Turkish authorities yesterday detained 60 soldiers and issued detention orders for another 128 people in operations targeting the network of a Muslim cleric the government blames for last year’s failed coup, local media reported.
About 50,000 people have been arrested since the failed putsch in July last year and about 150,000 sacked or suspended, including soldiers, police, teachers and public servants, over alleged links with the movement of US-based cleric Fethullah Gulen.
Authorities detained the soldiers in raids focused on the central Konya Province and 32 other provinces, the Hurriyet daily said.
Separately, the state-run Anadolu news agency said detention orders had been issued for 128 people with ties to the publishing company Kaynak Holding, which was linked to the Gulen movement before authorities seized it.
Hundreds of firms such as Kaynak, many of them smaller provincial businesses, were seized by authorities in the post-coup crackdown and are now run by government-appointed administrators.

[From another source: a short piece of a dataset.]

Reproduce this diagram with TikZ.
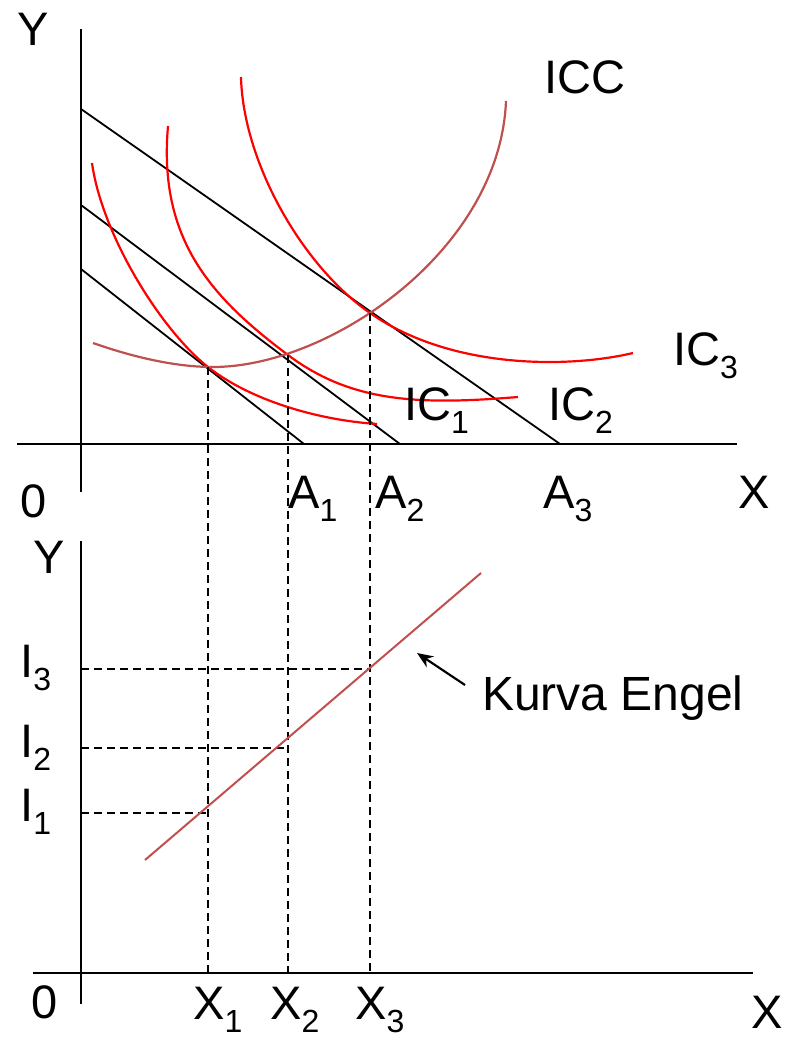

Of the 128 people being sought, Anadolu said 39 people had been detained so far in an operation carried out in Istanbul and seven other provinces.
On Tuesday, the head of Amnesty International in Turkey was arrested over suspected links to t Gulen, the human rights organization said.
Police arrested lawyer Taner Kilic along with 22 others in the western city of Izmir, all on suspicion of ties to Gulen’s movement, according to a statement on Amnesty’s Web site.
“We are calling on the Turkish authorities to immediately release Taner Kilic along with the other 22 lawyers, and drop all charges against them,” Amnesty International secretary-general Salil Shetty said.
“Taner Kili has a long and distinguished record of defending exactly the kind of freedoms that the Turkish authorities are now intent on trampling,” he said.
The arrests proved how “arbitrary” Ankara’s post-coup crackdown had become, Shetty added.
The organization said it did not believe Kilic’s arrest was connected to his work for Amnesty International, which he has directed in the country since 2014.
The Turkish government claims Gulen ordered the July 15 attempt to oust Turkish President Recep Tayyip Erdogan from power.
Gulen, who has lived in self-imposed exile in Pennsylvania since 1999, denies the charges.